You guys have kept that close comradery with The Motet and you mentioned them ‘taking you under their wing’ around the time of you opening for them at The Fox. As your friends and mentors, what have they taught you about music, funk or even life in general?
Mike: Man, that’s a deep question. We met Dave and Scott, their former percussionist, and a bunch of those guys have done a lot of studying of Afro-Cuban music and Afro-Brazilian music, which is also something that we did a lot of earlier in our career. We don’t do as much of it now but it was a very big period for us, where we were doing this west-African stuff fused with this Afro-Cuban music and we met them when that was mostly what we were focused on.
They thought it was really cool and interesting that a bunch of dudes from Iowa were playing all this Afro-Cuban music, so I think that kind of spawned them taking us under their wing. They’ve given us lots of opportunities to open big shows and we’ve traveled together, toured, done festival bills, and thrown crazy barn parties.
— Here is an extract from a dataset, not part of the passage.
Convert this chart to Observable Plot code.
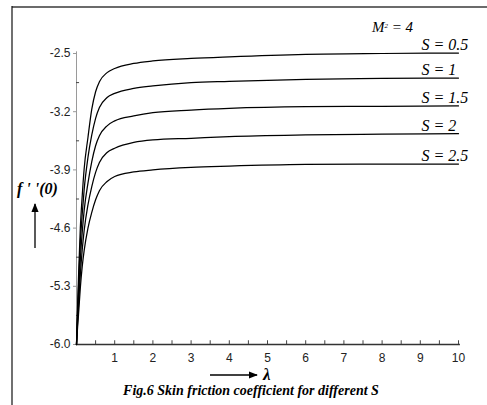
<!DOCTYPE html>
<html>
<head>
<meta charset="utf-8">
<script src="https://cdn.jsdelivr.net/npm/d3@7"></script>
<script src="https://cdn.jsdelivr.net/npm/@observablehq/plot@0.6"></script>
<style>
  html, body { margin: 0; padding: 0; background: #fff; }
  #wrap { position: relative; width: 487px; height: 405px; overflow: hidden; background: #fff; }
  #wrap svg.plot { position: absolute; left: 0; top: 0; }
  .ann { position: absolute; font-family: "Liberation Serif", "Times New Roman", serif; color: #000; white-space: nowrap; line-height: 1; }
</style>
</head>
<body>
<div id="wrap">
  <svg width="487" height="405" style="position:absolute;left:0;top:0" id="deco">
    <defs>
      <marker id="ah" viewBox="0 0 10 10" refX="9" refY="5" markerWidth="7" markerHeight="7" orient="auto">
        <path d="M0,1 L10,5 L0,9 z" fill="#000"/>
      </marker>
    </defs>
    <line x1="12" y1="7" x2="487" y2="7" stroke="#6b6b6b" stroke-width="2"/>
    <line x1="12" y1="6" x2="12" y2="405" stroke="#111" stroke-width="1.2"/>
    <line x1="35" y1="248" x2="35" y2="204" stroke="#000" stroke-width="1.3" marker-end="url(#ah)"/>
    <line x1="210" y1="375" x2="257" y2="375" stroke="#000" stroke-width="1.3" marker-end="url(#ah)"/>
  </svg>
  <div class="ann" style="left:372px;top:20px;font-size:15px;font-style:italic;">M<span style="font-size:7px;vertical-align:4px;">2</span> = 4</div>
  <div class="ann" style="left:17px;top:181px;font-size:16px;font-style:italic;font-weight:bold;">f ' '(0)</div>
  <div class="ann" style="left:263px;top:366px;font-size:17px;font-style:italic;font-weight:bold;">λ</div>
  <div class="ann" style="left:0;width:502px;text-align:center;top:384px;font-size:14px;font-style:italic;font-weight:bold;">Fig.6 Skin friction coefficient for different S</div>
</div>
<script>
// λ grid (x values)
const lambda = [0, 0.03, 0.06, 0.1, 0.15, 0.2, 0.3, 0.4, 0.5, 0.6, 0.8, 1, 1.5, 2, 3, 4, 6, 8, 10];
// f''(0) series
const s05 = [-6.00, -5.51, -5.09, -4.60, -4.21, -3.89, -3.51, -3.17, -2.96, -2.84, -2.73, -2.68, -2.62, -2.59, -2.56, -2.54, -2.51, -2.50, -2.495];
const s10 = [-6.00, -5.58, -5.23, -4.78, -4.43, -4.14, -3.75, -3.48, -3.28, -3.15, -3.03, -2.98, -2.92, -2.89, -2.85, -2.835, -2.81, -2.80, -2.795];
const s15 = [-6.00, -5.66, -5.35, -4.98, -4.65, -4.39, -4.06, -3.80, -3.61, -3.49, -3.37, -3.31, -3.25, -3.21, -3.18, -3.16, -3.14, -3.135, -3.13];
const s20 = [-6.00, -5.72, -5.47, -5.16, -4.86, -4.63, -4.32, -4.10, -3.93, -3.81, -3.69, -3.64, -3.57, -3.54, -3.52, -3.50, -3.48, -3.47, -3.465];
const s25 = [-6.00, -5.78, -5.59, -5.32, -5.06, -4.87, -4.60, -4.41, -4.26, -4.15, -4.04, -3.98, -3.925, -3.90, -3.87, -3.855, -3.835, -3.83, -3.83];
const seriesLabels = ["S = 0.5", "S = 1", "S = 1.5", "S = 2", "S = 2.5"];
const seriesValues = [s05, s10, s15, s20, s25];
// axis ticks
const yTicks = [-6.0, -5.3, -4.6, -3.9, -3.2, -2.5];
const yMinor = [-5.65, -4.95, -4.25, -3.55, -2.85];
const xTickLabels = [1, 2, 3, 4, 5, 6, 7, 8, 9, 10];
const xTicksAll = [0.5, 1, 1.5, 2, 2.5, 3, 3.5, 4, 4.5, 5, 5.5, 6, 6.5, 7, 7.5, 8, 8.5, 9, 9.5, 10];

const rows = [];
seriesValues.forEach((vals, i) => vals.forEach((v, j) => rows.push({s: seriesLabels[i], lambda: lambda[j], value: v})));
const ends = seriesValues.map((vals, i) => ({s: seriesLabels[i], lambda: lambda[lambda.length - 1], value: vals[vals.length - 1]}));

const plot = Plot.plot({
  width: 487,
  height: 405,
  marginLeft: 76,
  marginRight: 29,
  marginTop: 53,
  marginBottom: 61,
  x: {domain: [0, 10]},
  y: {domain: [-6, -2.5]},
  style: {background: "transparent", fontFamily: "'Liberation Sans', Arial, sans-serif", fontSize: "12px", color: "#222"},
  marks: [
    Plot.ruleX([0], {y1: -6, y2: -2.48, stroke: "#9a9a9a", strokeWidth: 1}),
    Plot.ruleY([-6], {x1: 0, x2: 10.05, stroke: "#333", strokeWidth: 1.5}),
    Plot.ruleX(xTicksAll, {y1: -6, y2: -5.955, stroke: "#444", strokeWidth: 1}),
    Plot.ruleY(yMinor, {x1: 0, x2: 0.08, stroke: "#444", strokeWidth: 1}),
    Plot.axisY({ticks: yTicks, tickSize: 3, tickPadding: 3, tickFormat: d => d.toFixed(1), label: null, stroke: "#999", fill: "#222"}),
    Plot.axisX({ticks: xTickLabels, tickSize: 0, tickPadding: 9, tickFormat: d => String(d), label: null, fill: "#222"}),
    Plot.line(rows, {x: "lambda", y: "value", z: "s", curve: "monotone-x", stroke: "#000", strokeWidth: 1.25}),
    Plot.text(ends, {x: "lambda", y: "value", text: "s", textAnchor: "start", lineAnchor: "bottom", dx: -37, dy: -3,
      fontFamily: "'Liberation Serif', 'Times New Roman', serif", fontStyle: "italic", fontSize: 16, fill: "#000"})
  ]
});
plot.classList.add("plot");
document.getElementById("wrap").insertBefore(plot, document.getElementById("deco").nextSibling);
</script>
</body>
</html>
They were guys that we looked up to for many years and now they’re just our ‘homies’.
What are Euforquestra’s plans for this upcoming year?
Mike: We definitely want to record and release a little bit of music at some point this year, probably not a full album, but possibly a couple singles or an EP or something – that’s a big goal. We have some up coming shows that aren’t announced yet that we’re all pretty psyched about. It’s going to be a good year. Everything’s feeling really good
What would you like to tell your fans who are reading this interview?
Mike: We love you and thank you. We’ll keep playing if you keep dancing.